REQUIREMENT: Restate the listing below word for word, omitting any images.

........

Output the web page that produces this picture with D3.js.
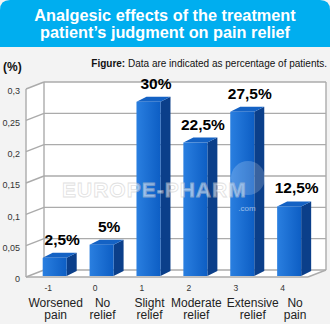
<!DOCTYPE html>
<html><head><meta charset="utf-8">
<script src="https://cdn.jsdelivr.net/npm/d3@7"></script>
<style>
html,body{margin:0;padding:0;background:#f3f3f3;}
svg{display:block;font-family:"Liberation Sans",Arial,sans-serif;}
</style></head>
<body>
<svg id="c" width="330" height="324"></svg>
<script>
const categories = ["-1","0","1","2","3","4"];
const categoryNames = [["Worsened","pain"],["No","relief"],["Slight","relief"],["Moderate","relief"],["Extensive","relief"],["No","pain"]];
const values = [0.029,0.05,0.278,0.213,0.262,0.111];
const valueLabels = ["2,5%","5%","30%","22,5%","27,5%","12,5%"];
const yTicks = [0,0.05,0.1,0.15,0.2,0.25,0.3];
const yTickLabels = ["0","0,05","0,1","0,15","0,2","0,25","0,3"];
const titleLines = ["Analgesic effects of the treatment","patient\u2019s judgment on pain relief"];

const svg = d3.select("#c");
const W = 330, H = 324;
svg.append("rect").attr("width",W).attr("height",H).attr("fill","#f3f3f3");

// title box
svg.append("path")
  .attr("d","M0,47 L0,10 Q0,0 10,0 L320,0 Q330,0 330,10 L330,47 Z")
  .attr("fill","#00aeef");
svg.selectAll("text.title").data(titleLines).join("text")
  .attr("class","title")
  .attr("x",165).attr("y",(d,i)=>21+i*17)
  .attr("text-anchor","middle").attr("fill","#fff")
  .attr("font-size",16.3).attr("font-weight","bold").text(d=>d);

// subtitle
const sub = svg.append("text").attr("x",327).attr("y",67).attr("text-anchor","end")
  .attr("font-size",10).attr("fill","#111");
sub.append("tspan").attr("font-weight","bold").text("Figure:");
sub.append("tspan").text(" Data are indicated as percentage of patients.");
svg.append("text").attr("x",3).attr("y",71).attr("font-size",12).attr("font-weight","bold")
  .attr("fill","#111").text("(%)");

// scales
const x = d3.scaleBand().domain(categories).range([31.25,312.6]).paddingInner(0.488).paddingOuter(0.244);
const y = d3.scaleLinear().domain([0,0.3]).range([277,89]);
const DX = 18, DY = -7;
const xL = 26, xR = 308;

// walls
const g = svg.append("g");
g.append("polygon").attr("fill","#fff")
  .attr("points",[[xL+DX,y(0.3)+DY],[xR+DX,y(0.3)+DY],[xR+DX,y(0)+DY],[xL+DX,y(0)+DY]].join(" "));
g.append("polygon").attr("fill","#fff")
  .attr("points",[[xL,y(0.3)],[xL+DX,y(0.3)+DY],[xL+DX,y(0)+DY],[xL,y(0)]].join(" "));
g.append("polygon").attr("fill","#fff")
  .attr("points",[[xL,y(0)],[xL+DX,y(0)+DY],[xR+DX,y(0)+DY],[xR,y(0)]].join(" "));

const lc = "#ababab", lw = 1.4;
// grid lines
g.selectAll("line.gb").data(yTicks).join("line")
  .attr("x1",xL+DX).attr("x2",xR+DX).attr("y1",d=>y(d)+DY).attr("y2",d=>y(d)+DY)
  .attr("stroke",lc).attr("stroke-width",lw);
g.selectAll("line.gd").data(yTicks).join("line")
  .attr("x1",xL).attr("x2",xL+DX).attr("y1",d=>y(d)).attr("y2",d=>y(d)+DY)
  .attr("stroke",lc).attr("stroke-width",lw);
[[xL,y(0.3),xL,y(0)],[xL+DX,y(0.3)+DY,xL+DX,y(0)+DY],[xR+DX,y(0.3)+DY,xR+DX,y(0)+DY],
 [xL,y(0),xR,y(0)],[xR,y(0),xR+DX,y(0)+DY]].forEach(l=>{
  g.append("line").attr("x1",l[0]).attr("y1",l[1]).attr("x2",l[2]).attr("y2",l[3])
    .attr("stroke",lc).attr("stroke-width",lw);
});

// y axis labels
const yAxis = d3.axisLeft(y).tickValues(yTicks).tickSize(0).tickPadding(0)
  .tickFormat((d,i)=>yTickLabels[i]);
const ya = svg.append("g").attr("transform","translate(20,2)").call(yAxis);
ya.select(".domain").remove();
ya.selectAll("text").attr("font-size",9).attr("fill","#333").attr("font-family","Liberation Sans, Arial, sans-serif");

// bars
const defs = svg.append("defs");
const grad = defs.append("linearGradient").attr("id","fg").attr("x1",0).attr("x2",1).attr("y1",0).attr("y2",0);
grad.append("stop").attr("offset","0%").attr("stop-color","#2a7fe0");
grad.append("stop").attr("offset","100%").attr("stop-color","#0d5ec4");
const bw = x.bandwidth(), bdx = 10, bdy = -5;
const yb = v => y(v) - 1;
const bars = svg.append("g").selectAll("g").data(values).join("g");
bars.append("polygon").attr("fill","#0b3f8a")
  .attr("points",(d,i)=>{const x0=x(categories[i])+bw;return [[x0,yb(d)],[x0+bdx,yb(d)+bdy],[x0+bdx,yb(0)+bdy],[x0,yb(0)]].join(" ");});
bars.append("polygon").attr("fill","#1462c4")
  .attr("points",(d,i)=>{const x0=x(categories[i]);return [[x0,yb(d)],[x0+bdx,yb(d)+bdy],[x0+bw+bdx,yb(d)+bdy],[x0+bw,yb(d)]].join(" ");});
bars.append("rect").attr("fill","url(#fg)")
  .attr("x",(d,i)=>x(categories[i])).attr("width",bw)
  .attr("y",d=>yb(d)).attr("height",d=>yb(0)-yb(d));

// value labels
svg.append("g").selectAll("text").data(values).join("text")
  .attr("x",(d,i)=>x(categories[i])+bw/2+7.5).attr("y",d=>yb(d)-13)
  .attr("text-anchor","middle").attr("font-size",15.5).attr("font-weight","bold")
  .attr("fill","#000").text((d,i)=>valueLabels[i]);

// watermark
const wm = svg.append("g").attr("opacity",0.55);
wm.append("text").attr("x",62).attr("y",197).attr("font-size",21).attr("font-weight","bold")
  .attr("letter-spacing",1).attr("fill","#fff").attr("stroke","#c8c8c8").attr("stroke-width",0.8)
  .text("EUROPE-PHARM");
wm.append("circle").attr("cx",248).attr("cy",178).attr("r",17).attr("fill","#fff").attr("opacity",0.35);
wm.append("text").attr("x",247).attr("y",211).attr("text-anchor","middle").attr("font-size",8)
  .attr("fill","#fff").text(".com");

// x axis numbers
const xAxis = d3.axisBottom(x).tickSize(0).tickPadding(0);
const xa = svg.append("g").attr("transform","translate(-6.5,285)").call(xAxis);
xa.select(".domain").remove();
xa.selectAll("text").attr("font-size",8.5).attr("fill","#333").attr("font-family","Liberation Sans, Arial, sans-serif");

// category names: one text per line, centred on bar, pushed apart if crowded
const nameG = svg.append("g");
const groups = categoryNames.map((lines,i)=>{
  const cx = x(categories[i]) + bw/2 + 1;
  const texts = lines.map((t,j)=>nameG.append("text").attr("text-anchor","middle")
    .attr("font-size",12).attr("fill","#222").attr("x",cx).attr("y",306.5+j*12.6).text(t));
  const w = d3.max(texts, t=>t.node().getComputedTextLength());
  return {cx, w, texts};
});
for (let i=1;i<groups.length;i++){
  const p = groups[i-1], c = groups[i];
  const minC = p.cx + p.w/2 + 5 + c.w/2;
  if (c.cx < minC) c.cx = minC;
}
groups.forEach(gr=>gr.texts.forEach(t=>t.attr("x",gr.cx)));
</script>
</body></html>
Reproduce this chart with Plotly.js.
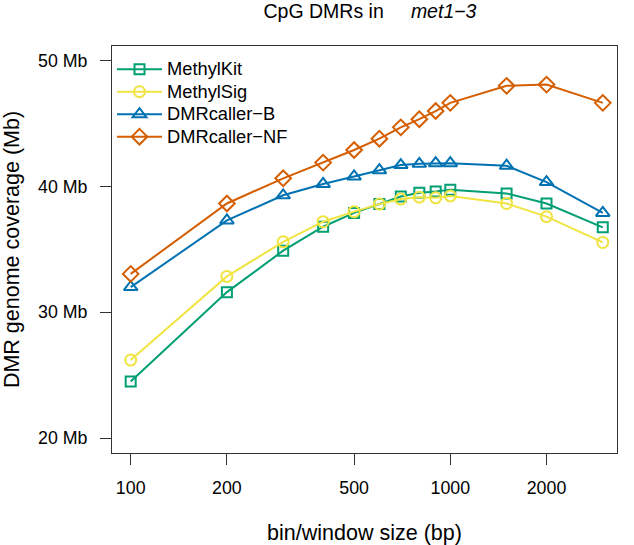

........

RIGHT ANSWER:
Output the web page that produces this picture with D3.js.
<!DOCTYPE html>
<html><head><meta charset="utf-8">
<script src="https://cdn.jsdelivr.net/npm/d3@7"></script>
<style>
html,body{margin:0;padding:0;background:#f3f3f3;}
svg{display:block;font-family:"Liberation Sans",Arial,sans-serif;}
</style></head>
<body>
<svg id="c" width="330" height="324"></svg>
<script>
const categories = ["-1","0","1","2","3","4"];
const categoryNames = [["Worsened","pain"],["No","relief"],["Slight","relief"],["Moderate","relief"],["Extensive","relief"],["No","pain"]];
const values = [0.029,0.05,0.278,0.213,0.262,0.111];
const valueLabels = ["2,5%","5%","30%","22,5%","27,5%","12,5%"];
const yTicks = [0,0.05,0.1,0.15,0.2,0.25,0.3];
const yTickLabels = ["0","0,05","0,1","0,15","0,2","0,25","0,3"];
const titleLines = ["Analgesic effects of the treatment","patient\u2019s judgment on pain relief"];

const svg = d3.select("#c");
const W = 330, H = 324;
svg.append("rect").attr("width",W).attr("height",H).attr("fill","#f3f3f3");

// title box
svg.append("path")
  .attr("d","M0,47 L0,10 Q0,0 10,0 L320,0 Q330,0 330,10 L330,47 Z")
  .attr("fill","#00aeef");
svg.selectAll("text.title").data(titleLines).join("text")
  .attr("class","title")
  .attr("x",165).attr("y",(d,i)=>21+i*17)
  .attr("text-anchor","middle").attr("fill","#fff")
  .attr("font-size",16.3).attr("font-weight","bold").text(d=>d);

// subtitle
const sub = svg.append("text").attr("x",327).attr("y",67).attr("text-anchor","end")
  .attr("font-size",10).attr("fill","#111");
sub.append("tspan").attr("font-weight","bold").text("Figure:");
sub.append("tspan").text(" Data are indicated as percentage of patients.");
svg.append("text").attr("x",3).attr("y",71).attr("font-size",12).attr("font-weight","bold")
  .attr("fill","#111").text("(%)");

// scales
const x = d3.scaleBand().domain(categories).range([31.25,312.6]).paddingInner(0.488).paddingOuter(0.244);
const y = d3.scaleLinear().domain([0,0.3]).range([277,89]);
const DX = 18, DY = -7;
const xL = 26, xR = 308;

// walls
const g = svg.append("g");
g.append("polygon").attr("fill","#fff")
  .attr("points",[[xL+DX,y(0.3)+DY],[xR+DX,y(0.3)+DY],[xR+DX,y(0)+DY],[xL+DX,y(0)+DY]].join(" "));
g.append("polygon").attr("fill","#fff")
  .attr("points",[[xL,y(0.3)],[xL+DX,y(0.3)+DY],[xL+DX,y(0)+DY],[xL,y(0)]].join(" "));
g.append("polygon").attr("fill","#fff")
  .attr("points",[[xL,y(0)],[xL+DX,y(0)+DY],[xR+DX,y(0)+DY],[xR,y(0)]].join(" "));

const lc = "#ababab", lw = 1.4;
// grid lines
g.selectAll("line.gb").data(yTicks).join("line")
  .attr("x1",xL+DX).attr("x2",xR+DX).attr("y1",d=>y(d)+DY).attr("y2",d=>y(d)+DY)
  .attr("stroke",lc).attr("stroke-width",lw);
g.selectAll("line.gd").data(yTicks).join("line")
  .attr("x1",xL).attr("x2",xL+DX).attr("y1",d=>y(d)).attr("y2",d=>y(d)+DY)
  .attr("stroke",lc).attr("stroke-width",lw);
[[xL,y(0.3),xL,y(0)],[xL+DX,y(0.3)+DY,xL+DX,y(0)+DY],[xR+DX,y(0.3)+DY,xR+DX,y(0)+DY],
 [xL,y(0),xR,y(0)],[xR,y(0),xR+DX,y(0)+DY]].forEach(l=>{
  g.append("line").attr("x1",l[0]).attr("y1",l[1]).attr("x2",l[2]).attr("y2",l[3])
    .attr("stroke",lc).attr("stroke-width",lw);
});

// y axis labels
const yAxis = d3.axisLeft(y).tickValues(yTicks).tickSize(0).tickPadding(0)
  .tickFormat((d,i)=>yTickLabels[i]);
const ya = svg.append("g").attr("transform","translate(20,2)").call(yAxis);
ya.select(".domain").remove();
ya.selectAll("text").attr("font-size",9).attr("fill","#333").attr("font-family","Liberation Sans, Arial, sans-serif");

// bars
const defs = svg.append("defs");
const grad = defs.append("linearGradient").attr("id","fg").attr("x1",0).attr("x2",1).attr("y1",0).attr("y2",0);
grad.append("stop").attr("offset","0%").attr("stop-color","#2a7fe0");
grad.append("stop").attr("offset","100%").attr("stop-color","#0d5ec4");
const bw = x.bandwidth(), bdx = 10, bdy = -5;
const yb = v => y(v) - 1;
const bars = svg.append("g").selectAll("g").data(values).join("g");
bars.append("polygon").attr("fill","#0b3f8a")
  .attr("points",(d,i)=>{const x0=x(categories[i])+bw;return [[x0,yb(d)],[x0+bdx,yb(d)+bdy],[x0+bdx,yb(0)+bdy],[x0,yb(0)]].join(" ");});
bars.append("polygon").attr("fill","#1462c4")
  .attr("points",(d,i)=>{const x0=x(categories[i]);return [[x0,yb(d)],[x0+bdx,yb(d)+bdy],[x0+bw+bdx,yb(d)+bdy],[x0+bw,yb(d)]].join(" ");});
bars.append("rect").attr("fill","url(#fg)")
  .attr("x",(d,i)=>x(categories[i])).attr("width",bw)
  .attr("y",d=>yb(d)).attr("height",d=>yb(0)-yb(d));

// value labels
svg.append("g").selectAll("text").data(values).join("text")
  .attr("x",(d,i)=>x(categories[i])+bw/2+7.5).attr("y",d=>yb(d)-13)
  .attr("text-anchor","middle").attr("font-size",15.5).attr("font-weight","bold")
  .attr("fill","#000").text((d,i)=>valueLabels[i]);

// watermark
const wm = svg.append("g").attr("opacity",0.55);
wm.append("text").attr("x",62).attr("y",197).attr("font-size",21).attr("font-weight","bold")
  .attr("letter-spacing",1).attr("fill","#fff").attr("stroke","#c8c8c8").attr("stroke-width",0.8)
  .text("EUROPE-PHARM");
wm.append("circle").attr("cx",248).attr("cy",178).attr("r",17).attr("fill","#fff").attr("opacity",0.35);
wm.append("text").attr("x",247).attr("y",211).attr("text-anchor","middle").attr("font-size",8)
  .attr("fill","#fff").text(".com");

// x axis numbers
const xAxis = d3.axisBottom(x).tickSize(0).tickPadding(0);
const xa = svg.append("g").attr("transform","translate(-6.5,285)").call(xAxis);
xa.select(".domain").remove();
xa.selectAll("text").attr("font-size",8.5).attr("fill","#333").attr("font-family","Liberation Sans, Arial, sans-serif");

// category names: one text per line, centred on bar, pushed apart if crowded
const nameG = svg.append("g");
const groups = categoryNames.map((lines,i)=>{
  const cx = x(categories[i]) + bw/2 + 1;
  const texts = lines.map((t,j)=>nameG.append("text").attr("text-anchor","middle")
    .attr("font-size",12).attr("fill","#222").attr("x",cx).attr("y",306.5+j*12.6).text(t));
  const w = d3.max(texts, t=>t.node().getComputedTextLength());
  return {cx, w, texts};
});
for (let i=1;i<groups.length;i++){
  const p = groups[i-1], c = groups[i];
  const minC = p.cx + p.w/2 + 5 + c.w/2;
  if (c.cx < minC) c.cx = minC;
}
groups.forEach(gr=>gr.texts.forEach(t=>t.attr("x",gr.cx)));
</script>
</body></html>
Reproduce this chart with Plotly.js.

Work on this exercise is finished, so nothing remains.